In the spring of 1571, as Baillie was leaving Flanders with copies of a book by John Lesley in defence of Queen Mary, newly printed at the Liège press, Ridolfi entrusted him with letters in cipher for Lesley and Mary, and also for the Spanish ambassador Guerau de Espés, the Duke of Norfolk, and Lord Lumley. The letters outlined a plan for a Spanish landing on Mary's behalf in the eastern counties of England, sometimes known as the "enterprise". As soon as Baillie set foot on shore at Dover on 12 April, he was arrested and taken to the Marshalsea. The letters were, however, conveyed in secret by Lord Cobham to John Lesley, who, with the help of the Spanish ambassador, composed other letters of a less incriminating nature to be laid before William Cecil, Queen Elizabeth I's chief advisor.

The scheme might have been successful had Cecil not made use of an informant, named William Herle (or Thomas Herle in some sources), to gain Baillie's confidence. Herle pretended to be an Irish priest, a prisoner sympathetic to Mary's cause. Herle described Baillie as "fearful, full of words, glorious, and given to the cup, a man easily read". Herle had also gained the confidence of John Lesley, and a complete exposure of the whole plot was imminent when an indiscretion on Herle's part convinced Baillie that he was betrayed. Baillie tried to warn Lesley by a letter, but this was intercepted. Baillie was conveyed from the Marshalsea to the Tower of London, where he refused to decipher his letters, and was put on the rack. The following inscription on the walls of Beauchamp Tower, still visible on the walls, records his reflections inspired by the situation: "L. H. S. 1571 die 10 Aprilis. Wise men ought to se what they do, to examine before they speake; to prove before they take in hand; to beware whose company they use; and, above all things, to whom they truste. |— Charles Bailly."

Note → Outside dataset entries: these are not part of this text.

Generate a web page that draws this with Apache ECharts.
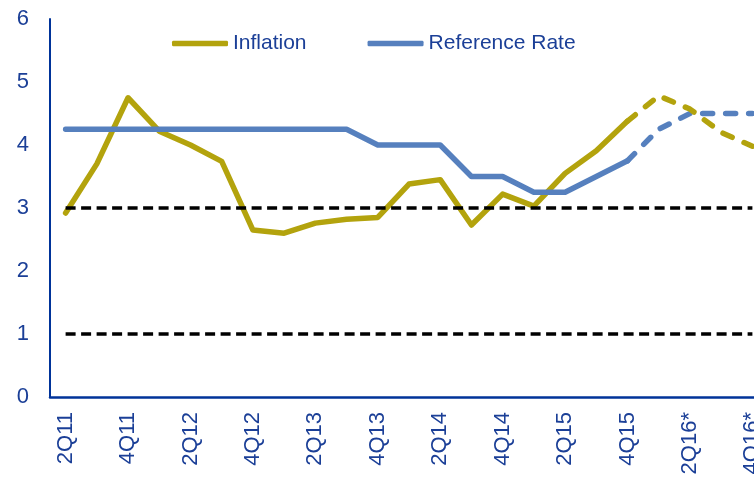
<!DOCTYPE html>
<html>
<head>
<meta charset="utf-8">
<style>
  html, body { margin: 0; padding: 0; background: #ffffff; overflow: hidden; }
  #chart { width: 768px; height: 479px; }
</style>
<script src="https://cdn.jsdelivr.net/npm/echarts@6/dist/echarts.min.js"></script>
</head>
<body>
<div id="chart"></div>
<script>
// Quarterly categories (forecast quarters marked with *)
const quarters = [
  '2Q11', '3Q11', '4Q11',
  '1Q12', '2Q12', '3Q12', '4Q12',
  '1Q13', '2Q13', '3Q13', '4Q13',
  '1Q14', '2Q14', '3Q14', '4Q14',
  '1Q15', '2Q15', '3Q15', '4Q15',
  '1Q16*', '2Q16*', '3Q16*', '4Q16*'
];

// Annual inflation, %
const inflation = [
  2.92, 3.70, 4.75,
  4.22, 4.00, 3.74, 2.65,
  2.60, 2.76, 2.82, 2.85,
  3.38, 3.45, 2.73, 3.22,
  3.03, 3.55, 3.91, 4.38,
  4.78, 4.57, 4.20, 3.98
];

// Central bank reference rate, %
const referenceRate = [
  4.25, 4.25, 4.25,
  4.25, 4.25, 4.25, 4.25,
  4.25, 4.25, 4.25, 4.00,
  4.00, 4.00, 3.50, 3.50,
  3.25, 3.25, 3.50, 3.75,
  4.25, 4.50, 4.50, 4.50
];

// Index of the last observed quarter; later points are projections
const lastActualIndex = 18;

// Inflation target range bounds, %
const targetRange = [1, 3];

const yTicks = [0, 1, 2, 3, 4, 5, 6];

const textBlue = '#1b3f97';
const axisBlue = '#003399';
const gold = '#b3a30d';
const steel = '#5680be';
const fontFamily = '"Liberation Sans", Arial, sans-serif';

function actualPart(values) {
  return values.map((v, i) => (i <= lastActualIndex ? v : null));
}
function forecastPart(values) {
  return values.map((v, i) => (i >= lastActualIndex ? v : null));
}

const lastCat = quarters[quarters.length - 1];
const bandLines = targetRange.map(v => [
  { coord: [quarters[0], v] },
  { coord: [lastCat, v] }
]);

const chart = echarts.init(document.getElementById('chart'), null, { renderer: 'canvas' });

chart.setOption({
  animation: false,
  backgroundColor: '#ffffff',
  grid: { left: 50, top: 19, right: 0, bottom: 82, containLabel: false },
  legend: {
    data: ['Inflation', 'Reference Rate'],
    left: 172,
    top: 33,
    padding: 0,
    icon: 'roundRect',
    itemWidth: 56,
    itemHeight: 5.5,
    itemGap: 61,
    textStyle: { color: textBlue, fontSize: 21, fontFamily: fontFamily }
  },
  xAxis: {
    type: 'category',
    data: quarters,
    boundaryGap: true,
    axisLine: { show: true, lineStyle: { color: axisBlue, width: 2.5 } },
    axisTick: { show: false },
    splitLine: { show: false },
    axisLabel: {
      rotate: 90,
      interval: 1,
      margin: 15,
      color: textBlue,
      fontSize: 22,
      fontFamily: fontFamily
    }
  },
  yAxis: {
    type: 'value',
    min: yTicks[0],
    max: yTicks[yTicks.length - 1],
    interval: 1,
    axisLine: { show: true, lineStyle: { color: axisBlue, width: 2 } },
    axisTick: { show: false },
    splitLine: { show: false },
    axisLabel: { margin: 21, color: textBlue, fontSize: 22, fontFamily: fontFamily }
  },
  series: [
    {
      name: 'Target range',
      type: 'line',
      data: [],
      silent: true,
      markLine: {
        silent: true,
        symbol: ['none', 'none'],
        label: { show: false },
        lineStyle: { color: '#000000', width: 3.5, type: [10, 5.5] },
        emphasis: { disabled: true },
        data: bandLines
      },
      z: 1
    },
    {
      name: 'Inflation',
      type: 'line',
      data: actualPart(inflation),
      symbol: 'none',
      color: gold,
      lineStyle: { color: gold, width: 5.5, cap: 'round', join: 'round' },
      z: 2
    },
    {
      name: 'Reference Rate',
      type: 'line',
      data: actualPart(referenceRate),
      symbol: 'none',
      color: steel,
      lineStyle: { color: steel, width: 5.5, cap: 'round', join: 'round' },
      z: 3
    },
    {
      name: 'Reference Rate (projection)',
      type: 'line',
      data: forecastPart(referenceRate),
      symbol: 'none',
      color: steel,
      lineStyle: { color: steel, width: 5.5, type: [10, 13], cap: 'round', join: 'round' },
      z: 4
    },
    {
      name: 'Inflation (projection)',
      type: 'line',
      data: forecastPart(inflation),
      symbol: 'none',
      color: gold,
      lineStyle: { color: gold, width: 5.5, type: [10, 13], cap: 'round', join: 'round' },
      z: 5
    }
  ]
});
</script>
</body>
</html>
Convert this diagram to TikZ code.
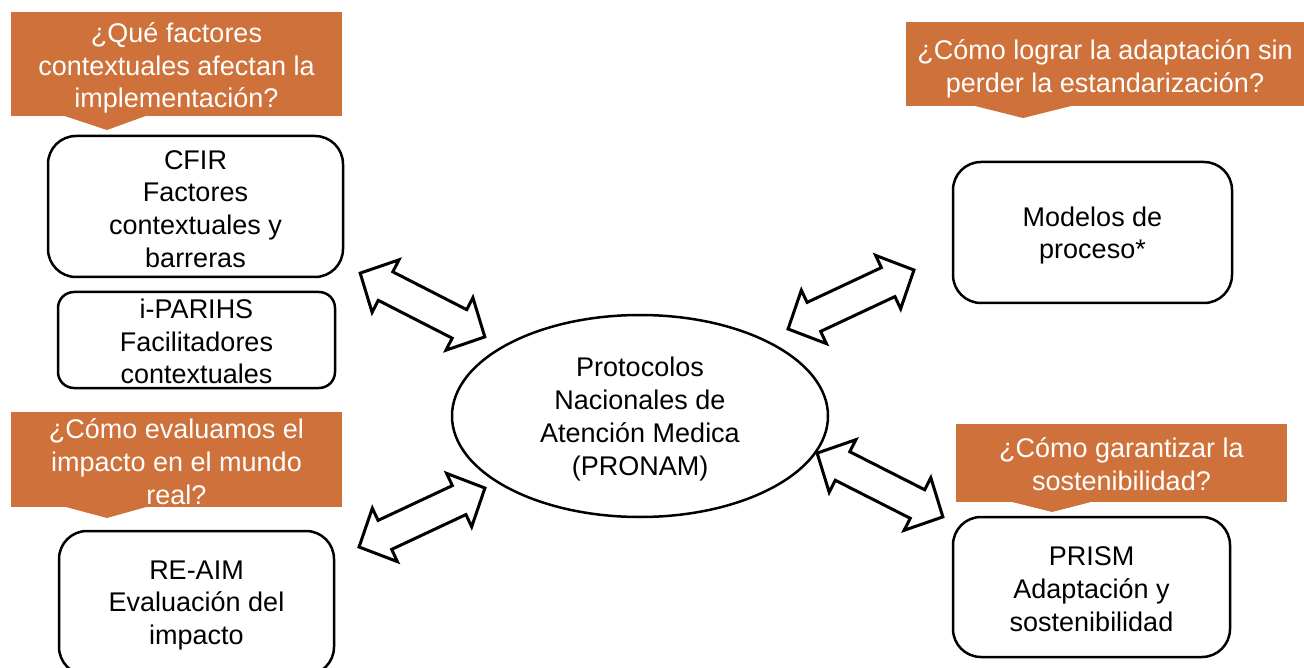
\documentclass[tikz,border=0pt]{standalone}
\usepackage{fontspec}
\setmainfont{Liberation Sans}
\usetikzlibrary{shapes.geometric,shapes.arrows}
\definecolor{calloutorange}{RGB}{207,113,58}
\tikzset{
  txt/.style={align=center,font=\fontsize{27}{32.8}\selectfont,text=black,inner sep=0pt},
  wtxt/.style={txt,text=white},
  callout/.style={fill=calloutorange,inner sep=0pt},
  box/.style={draw=black,line width=2.5pt,inner sep=0pt},
  blockarrow/.style={double arrow,draw=black,line width=3pt,fill=white,
    inner xsep=0pt,inner ysep=14.5pt,double arrow head extend=13.5pt,
    double arrow tip angle=92},
}
\begin{document}
\begin{tikzpicture}[x=1pt,y=-1pt]
\useasboundingbox (0,0) rectangle (1304,668);
% callouts
\node[callout,minimum width=331pt,minimum height=104pt] (q1) at (176.5,64) {};
\fill[calloutorange] (63,115.5) -- (107,130) -- (147,115.5) -- cycle;
\node[wtxt] (q1t) at ([yshift=-4pt]q1.center) {¿Qué factores\\contextuales afectan la\\implementación?};
\node[callout,minimum width=398pt,minimum height=84pt] (q2) at (1105,64) {};
\fill[calloutorange] (973,105.5) -- (1023,118) -- (1073,105.5) -- cycle;
\node[wtxt] (q2t) at ([yshift=-4.5pt]q2.center) {¿Cómo lograr la adaptación sin\\perder la estandarización?};
\node[callout,minimum width=331pt,minimum height=95pt] (q3) at (176.5,459.5) {};
\fill[calloutorange] (64,506.5) -- (107,518) -- (148,506.5) -- cycle;
\node[wtxt] (q3t) at ([yshift=-2pt]q3.center) {¿Cómo evaluamos el\\impacto en el mundo\\real?};
\node[callout,minimum width=331pt,minimum height=78pt] (q4) at (1121.5,463) {};
\fill[calloutorange] (1010,501.5) -- (1052,512) -- (1093,501.5) -- cycle;
\node[wtxt] (q4t) at ([yshift=-1pt]q4.center) {¿Cómo garantizar la\\sostenibilidad?};
% boxes
\node[box,rounded corners=28pt,minimum width=295pt,minimum height=141pt] (cfir) at (195.5,206.5) {};
\node[txt] (cfirt) at ([yshift=-2.5pt]cfir.center) {CFIR\\Factores\\contextuales y\\barreras};
\node[box,rounded corners=16pt,minimum width=277pt,minimum height=96pt] (ipar) at (196.5,340) {};
\node[txt] (ipart) at ([yshift=-1.5pt]ipar.center) {i-PARIHS\\Facilitadores\\contextuales};
\node[box,rounded corners=28pt,minimum width=279pt,minimum height=141pt] (proc) at (1092.5,232.5) {};
\node[txt] (proct) at ([yshift=-3pt]proc.center) {Modelos de\\proceso*};
\node[box,rounded corners=28pt,minimum width=277pt,minimum height=140pt] (prism) at (1091.5,587) {};
\node[txt] (prismt) at ([yshift=-2.5pt]prism.center) {PRISM\\Adaptación y\\sostenibilidad};
\begin{scope}
\clip (0,0) rectangle (1304,668);
\node[box,rounded corners=28pt,minimum width=275pt,minimum height=144pt] (reaim) at (196.5,603) {};
\end{scope}
\node[txt] (reaimt) at ([yshift=-2.5pt]reaim.center) {RE-AIM\\Evaluación del\\impacto};
% centre
\node[draw=black,line width=2.5pt,ellipse,minimum width=376pt,minimum height=202pt,inner sep=0pt] (pronam) at (640,416) {};
\node[txt] (pronamt) at ([yshift=-3pt]pronam.center) {Protocolos\\Nacionales de\\Atención Medica\\(PRONAM)};
% block arrows
\node[blockarrow,minimum height=140pt,rotate=-27.1] (a1) at (422.5,305) {};
\node[blockarrow,minimum height=139pt,rotate=25.1] (a2) at (851,299.5) {};
\node[blockarrow,minimum height=139pt,rotate=25.1] (a3) at (422,517.5) {};
\node[blockarrow,minimum height=141pt,rotate=-26.9] (a4) at (880,485) {};
\end{tikzpicture}
\end{document}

One night, the figure of a man appeared at Baillie's bedside. He claimed to be John Story, whom Baillie knew to be in the Tower awaiting execution. In reality the figure was that of an informant called Parker sent to entrap him, but Baillie was again unsuspecting. He took Parker's advice to try to gain credit and favour with Cecil by deciphering the letters of the bishop of Ross. Baillie also revealed the story of the abstracted packet of letters, and sought to persuade Cecil to grant him his liberty by offering to act as a double-agent and watch the correspondence of John Lesley. That Baillie gained nothing by following the advice of his second friendly counsellor is attested by an inscription in the Beauchamp Tower as follows: 'Principium eapientie Timor Domini, I. H. S. X. P. S. Be friend to no one. Be enemye to none. Anno D. 1571, 10 Septr. The most unhappy man in the world is he that is not pacient in adversities; for men are not killed with the adversities they have, but with ye impacience which they suffer. Tout vient apoient, quy peult attendre. Gli sospiri ne son testimoni veri dell' angolcia mia, aet. 29. Charles Bailly.'

==Later life and death==
Baillie was probably released about the same time as John Lesley, in 1573. At any rate it appears, from a letter in the State Papers, that in 1574 he was in Antwerp. He died 27 December 1625, aged 85, and was interred in the churchyard of La Hulpe, a village near Brussels, where, in the inscription on his tombstone, he is designated as "Sir Charles Bailly, secretaire de la Royne d'Ecosse" ("Secretary of the Queen of Scots").